Shipping faster with smaller diffs

/4 min read

Why I optimise for review surface area instead of lines of code.

Review surface area, not line count

Most teams I have worked with measure the size of a change in lines. I stopped doing that a while ago, because line count is a poor proxy for what actually slows a pull request down. The real cost is review surface area: the amount of system a reviewer has to hold in their head to say yes with confidence. A two hundred line diff that adds one well-isolated module is cheap to review. A twenty line diff that touches the auth middleware, a shared hook, and a database migration is not.

Surface area is about coupling, not volume. Every file a change touches drags its dependents into the review. If I modify a utility used in forty places, the honest review covers all forty call sites, whether or not the reviewer actually opens them. Most reviewers will not, which is how regressions slip through with an approval attached. So when I plan a change, the question is not how many lines it will take but how many existing behaviours it can plausibly break. I try to drive that number towards one.

This reframing changed how I write code, not just how I split it. Architecture that keeps surface area small is architecture with clear seams: modules that own their data, components that take props instead of reaching into context, server logic behind narrow interfaces. When the seams are right, most features land as additive diffs. When every feature requires editing five shared files, that is not a discipline problem to fix with smaller pull requests. It is a signal that the shape of the system is wrong, and the refactor should come first.
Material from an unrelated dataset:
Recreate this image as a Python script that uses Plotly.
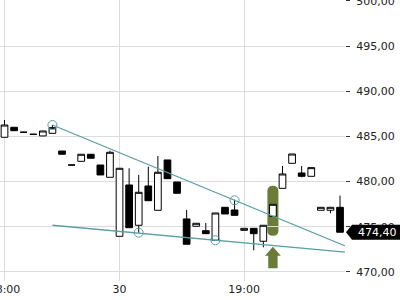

Slicing work into reviewable units

A feature is rarely one change. Building the call logging screen for a tele-sales CRM, the work split naturally into a schema migration, a data access layer, the UI, and the wiring into the dialler. Shipped as one pull request, that is a day of someone else's attention. Shipped as four, each one is reviewable over coffee. The trick is that the slices have to be independently correct, not just independently small. Each one must leave the system working, even if the feature it serves is not visible yet.
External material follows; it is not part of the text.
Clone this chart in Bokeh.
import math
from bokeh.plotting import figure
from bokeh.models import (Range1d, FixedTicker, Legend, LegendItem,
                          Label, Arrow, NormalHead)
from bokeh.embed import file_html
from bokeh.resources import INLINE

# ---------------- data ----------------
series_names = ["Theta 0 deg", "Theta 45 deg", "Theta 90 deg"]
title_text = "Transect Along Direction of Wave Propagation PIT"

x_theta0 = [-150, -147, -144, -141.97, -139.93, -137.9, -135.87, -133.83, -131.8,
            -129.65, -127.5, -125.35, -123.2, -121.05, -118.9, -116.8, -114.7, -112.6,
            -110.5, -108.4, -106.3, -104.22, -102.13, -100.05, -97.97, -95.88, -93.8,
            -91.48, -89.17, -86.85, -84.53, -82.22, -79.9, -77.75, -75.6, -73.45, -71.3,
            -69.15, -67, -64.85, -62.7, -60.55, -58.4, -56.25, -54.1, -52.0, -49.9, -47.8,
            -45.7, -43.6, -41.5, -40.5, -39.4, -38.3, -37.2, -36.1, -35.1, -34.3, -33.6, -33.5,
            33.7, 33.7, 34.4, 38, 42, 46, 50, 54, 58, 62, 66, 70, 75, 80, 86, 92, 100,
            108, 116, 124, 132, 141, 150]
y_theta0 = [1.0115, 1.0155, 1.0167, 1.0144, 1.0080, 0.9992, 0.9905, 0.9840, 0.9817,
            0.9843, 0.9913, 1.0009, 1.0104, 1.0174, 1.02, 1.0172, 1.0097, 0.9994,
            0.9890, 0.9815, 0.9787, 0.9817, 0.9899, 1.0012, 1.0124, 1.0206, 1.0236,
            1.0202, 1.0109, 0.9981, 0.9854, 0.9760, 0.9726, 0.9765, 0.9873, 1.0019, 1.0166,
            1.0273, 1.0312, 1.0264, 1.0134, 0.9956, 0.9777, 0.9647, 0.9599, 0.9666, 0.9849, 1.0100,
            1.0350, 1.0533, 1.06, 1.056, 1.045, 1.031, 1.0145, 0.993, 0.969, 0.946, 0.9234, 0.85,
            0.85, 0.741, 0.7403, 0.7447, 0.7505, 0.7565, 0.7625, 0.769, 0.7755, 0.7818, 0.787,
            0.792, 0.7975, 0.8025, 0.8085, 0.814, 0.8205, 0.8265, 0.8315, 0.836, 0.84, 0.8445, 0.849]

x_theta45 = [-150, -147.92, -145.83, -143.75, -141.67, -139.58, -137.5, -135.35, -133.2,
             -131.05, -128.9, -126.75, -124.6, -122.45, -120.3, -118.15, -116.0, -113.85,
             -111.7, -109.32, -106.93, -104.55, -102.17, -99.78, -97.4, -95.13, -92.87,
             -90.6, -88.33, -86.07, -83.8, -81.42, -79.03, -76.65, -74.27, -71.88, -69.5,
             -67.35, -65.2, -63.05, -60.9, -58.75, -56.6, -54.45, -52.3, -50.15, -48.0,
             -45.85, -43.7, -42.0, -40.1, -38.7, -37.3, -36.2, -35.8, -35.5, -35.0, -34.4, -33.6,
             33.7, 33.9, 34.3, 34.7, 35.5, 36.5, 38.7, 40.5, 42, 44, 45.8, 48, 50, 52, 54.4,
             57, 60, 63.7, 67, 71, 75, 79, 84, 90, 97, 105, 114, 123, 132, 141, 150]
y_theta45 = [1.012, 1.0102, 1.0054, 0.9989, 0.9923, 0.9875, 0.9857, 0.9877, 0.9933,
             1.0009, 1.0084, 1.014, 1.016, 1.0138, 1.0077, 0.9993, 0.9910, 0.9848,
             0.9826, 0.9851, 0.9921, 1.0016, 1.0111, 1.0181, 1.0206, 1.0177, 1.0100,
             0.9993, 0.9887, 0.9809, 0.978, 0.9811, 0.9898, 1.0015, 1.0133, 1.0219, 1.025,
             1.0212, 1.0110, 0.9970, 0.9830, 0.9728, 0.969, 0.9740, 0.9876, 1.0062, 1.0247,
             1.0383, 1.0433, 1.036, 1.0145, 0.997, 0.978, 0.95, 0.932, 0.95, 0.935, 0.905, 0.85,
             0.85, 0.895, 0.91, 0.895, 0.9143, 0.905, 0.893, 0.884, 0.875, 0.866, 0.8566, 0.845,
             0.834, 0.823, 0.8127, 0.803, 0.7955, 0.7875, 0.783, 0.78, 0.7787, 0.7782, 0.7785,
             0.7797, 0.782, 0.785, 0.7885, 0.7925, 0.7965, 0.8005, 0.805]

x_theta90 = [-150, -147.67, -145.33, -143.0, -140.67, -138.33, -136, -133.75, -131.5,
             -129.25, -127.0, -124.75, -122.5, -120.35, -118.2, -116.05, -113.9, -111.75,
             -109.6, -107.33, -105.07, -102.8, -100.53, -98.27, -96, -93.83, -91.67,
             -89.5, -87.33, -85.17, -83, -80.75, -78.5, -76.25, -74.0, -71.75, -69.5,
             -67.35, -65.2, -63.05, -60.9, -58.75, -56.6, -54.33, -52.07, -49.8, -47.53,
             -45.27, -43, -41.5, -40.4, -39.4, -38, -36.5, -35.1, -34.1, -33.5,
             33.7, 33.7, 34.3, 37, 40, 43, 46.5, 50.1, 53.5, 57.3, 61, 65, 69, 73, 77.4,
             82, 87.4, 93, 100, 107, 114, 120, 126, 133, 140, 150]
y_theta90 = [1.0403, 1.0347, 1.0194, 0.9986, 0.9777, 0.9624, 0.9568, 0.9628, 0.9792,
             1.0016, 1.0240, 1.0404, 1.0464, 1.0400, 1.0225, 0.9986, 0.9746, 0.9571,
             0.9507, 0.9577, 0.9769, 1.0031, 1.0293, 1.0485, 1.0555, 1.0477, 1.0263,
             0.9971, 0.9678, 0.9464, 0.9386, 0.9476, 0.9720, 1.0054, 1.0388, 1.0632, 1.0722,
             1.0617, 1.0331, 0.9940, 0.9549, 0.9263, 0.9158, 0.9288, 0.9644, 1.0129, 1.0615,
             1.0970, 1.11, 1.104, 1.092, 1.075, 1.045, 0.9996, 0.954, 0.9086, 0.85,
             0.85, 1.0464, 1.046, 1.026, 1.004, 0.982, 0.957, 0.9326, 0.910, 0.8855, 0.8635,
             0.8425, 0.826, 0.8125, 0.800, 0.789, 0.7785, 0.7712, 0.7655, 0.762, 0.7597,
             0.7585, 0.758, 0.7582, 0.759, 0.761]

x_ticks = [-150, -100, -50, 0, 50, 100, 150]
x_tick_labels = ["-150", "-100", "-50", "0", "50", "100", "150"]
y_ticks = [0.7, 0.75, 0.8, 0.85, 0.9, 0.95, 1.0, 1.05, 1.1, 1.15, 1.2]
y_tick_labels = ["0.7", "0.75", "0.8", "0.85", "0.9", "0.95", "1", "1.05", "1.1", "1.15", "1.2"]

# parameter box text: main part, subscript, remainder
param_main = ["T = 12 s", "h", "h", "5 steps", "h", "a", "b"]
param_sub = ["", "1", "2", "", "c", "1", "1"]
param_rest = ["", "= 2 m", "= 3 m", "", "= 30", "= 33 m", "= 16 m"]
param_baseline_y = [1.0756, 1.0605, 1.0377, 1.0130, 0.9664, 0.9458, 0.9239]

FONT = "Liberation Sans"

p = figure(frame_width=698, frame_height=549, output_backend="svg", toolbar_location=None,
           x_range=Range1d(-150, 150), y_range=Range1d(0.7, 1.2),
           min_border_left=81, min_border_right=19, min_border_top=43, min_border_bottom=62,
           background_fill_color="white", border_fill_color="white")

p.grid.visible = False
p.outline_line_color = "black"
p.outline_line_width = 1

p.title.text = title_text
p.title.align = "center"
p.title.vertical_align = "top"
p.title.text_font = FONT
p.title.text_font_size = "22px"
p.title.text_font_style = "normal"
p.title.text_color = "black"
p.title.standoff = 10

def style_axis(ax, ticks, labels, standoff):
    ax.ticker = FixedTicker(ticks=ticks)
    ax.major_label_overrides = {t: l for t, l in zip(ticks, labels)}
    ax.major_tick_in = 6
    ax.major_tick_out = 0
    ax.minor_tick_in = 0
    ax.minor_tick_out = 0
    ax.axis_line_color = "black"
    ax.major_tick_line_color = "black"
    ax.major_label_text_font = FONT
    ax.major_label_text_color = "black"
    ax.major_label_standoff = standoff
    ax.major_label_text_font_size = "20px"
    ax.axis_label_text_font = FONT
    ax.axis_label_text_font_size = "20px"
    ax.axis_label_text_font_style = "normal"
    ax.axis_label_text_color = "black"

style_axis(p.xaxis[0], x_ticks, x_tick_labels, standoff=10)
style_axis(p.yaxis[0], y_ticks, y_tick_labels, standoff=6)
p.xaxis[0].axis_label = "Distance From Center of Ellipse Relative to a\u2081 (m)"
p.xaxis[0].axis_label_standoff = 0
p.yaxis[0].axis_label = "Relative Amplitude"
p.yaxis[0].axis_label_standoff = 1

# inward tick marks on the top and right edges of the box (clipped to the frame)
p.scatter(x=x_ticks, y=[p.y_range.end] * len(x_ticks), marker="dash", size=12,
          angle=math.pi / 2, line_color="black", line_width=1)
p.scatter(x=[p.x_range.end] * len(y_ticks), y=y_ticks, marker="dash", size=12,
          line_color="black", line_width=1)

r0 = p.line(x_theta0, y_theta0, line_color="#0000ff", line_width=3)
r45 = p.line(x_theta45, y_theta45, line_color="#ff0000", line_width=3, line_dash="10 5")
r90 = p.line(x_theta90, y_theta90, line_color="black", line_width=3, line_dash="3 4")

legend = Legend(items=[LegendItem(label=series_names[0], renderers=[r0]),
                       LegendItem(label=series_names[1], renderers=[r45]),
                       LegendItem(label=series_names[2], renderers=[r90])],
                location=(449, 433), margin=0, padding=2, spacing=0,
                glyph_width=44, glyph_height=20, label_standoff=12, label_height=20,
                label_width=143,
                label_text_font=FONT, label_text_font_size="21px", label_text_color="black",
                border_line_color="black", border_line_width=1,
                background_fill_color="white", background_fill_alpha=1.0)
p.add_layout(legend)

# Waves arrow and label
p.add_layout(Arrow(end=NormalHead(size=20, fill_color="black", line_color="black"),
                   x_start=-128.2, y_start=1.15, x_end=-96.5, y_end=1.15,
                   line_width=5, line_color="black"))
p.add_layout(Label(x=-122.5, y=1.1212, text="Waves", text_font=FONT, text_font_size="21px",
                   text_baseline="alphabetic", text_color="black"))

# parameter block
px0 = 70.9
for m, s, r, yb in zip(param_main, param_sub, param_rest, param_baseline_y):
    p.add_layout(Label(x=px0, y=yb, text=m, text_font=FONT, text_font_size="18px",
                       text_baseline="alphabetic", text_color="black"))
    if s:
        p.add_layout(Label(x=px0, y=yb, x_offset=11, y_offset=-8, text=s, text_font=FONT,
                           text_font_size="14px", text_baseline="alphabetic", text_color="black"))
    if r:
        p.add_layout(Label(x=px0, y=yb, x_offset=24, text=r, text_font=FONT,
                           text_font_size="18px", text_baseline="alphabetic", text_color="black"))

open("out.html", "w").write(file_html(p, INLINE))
I slice from the bottom up. The migration and the types go first, because everything else depends on them and they are the riskiest part to get wrong. Then the pure logic, which a reviewer can verify by reading the tests. The UI comes last and is usually the largest diff by line count but the smallest by surface area, since it only consumes interfaces already agreed in earlier reviews. By the time the final pull request opens, the only real question left is whether the screen looks and behaves right.

Refactors get their own pull requests, always. If a feature needs a shared component reshaped, I land the reshape first with behaviour unchanged, then land the feature on top. Mixing the two forces the reviewer to untangle which lines are mechanical and which carry intent, and that untangling is where reviews stall for days. A pure refactor with green tests gets approved in minutes because there is exactly one question to answer. The feature diff that follows reads like a feature, not an archaeology dig.

Tooling that keeps diffs small

Formatting noise is the cheapest surface area to eliminate, so I eliminate it completely. Biome runs in a pre-commit hook and CI, which means no review ever contains a whitespace change or an import reorder that someone has to scan past. Strict TypeScript does similar work at a deeper level: when the compiler guarantees a refactor is mechanically complete, the reviewer can trust the types and read only the intent. Every check that runs before the pull request opens is a question the human never has to ask.

Stacked branches are the other half. Git makes it awkward to have four dependent pull requests open at once, but the awkwardness is worth absorbing because it is what makes bottom-up slicing practical. I keep each branch rebased on the one below it and merge from the bottom as approvals land. Feature flags cover the cases where a slice has to ship dark: the code merges, deploys, and sits behind a boolean until the last piece arrives. Merging early and toggling late beats a long-lived branch every time.

Where small diffs don't help

Some changes resist slicing, and pretending otherwise makes them worse. Swapping an ORM, migrating a build system, or renaming a concept that appears in three hundred files all produce diffs that are huge and should stay huge. Splitting a mechanical rename across ten pull requests creates ten windows where the codebase is inconsistent, and the inconsistency causes more confusion than the big diff ever would. For these I write a script, run it in one commit, and ask the reviewer to check the script rather than the output.

The other failure mode is slicing so thin that the review loses the plot. A pull request that adds an interface nobody implements yet is unreviewable in a different way: the reviewer cannot judge whether the abstraction is right without seeing a caller. I aim for slices that each contain one complete decision, not one file. Small diffs are a means of keeping the reviewer's confidence high, and the moment they start lowering it, the optimisation has inverted. Surface area is the target. Line count was only ever a shadow of it.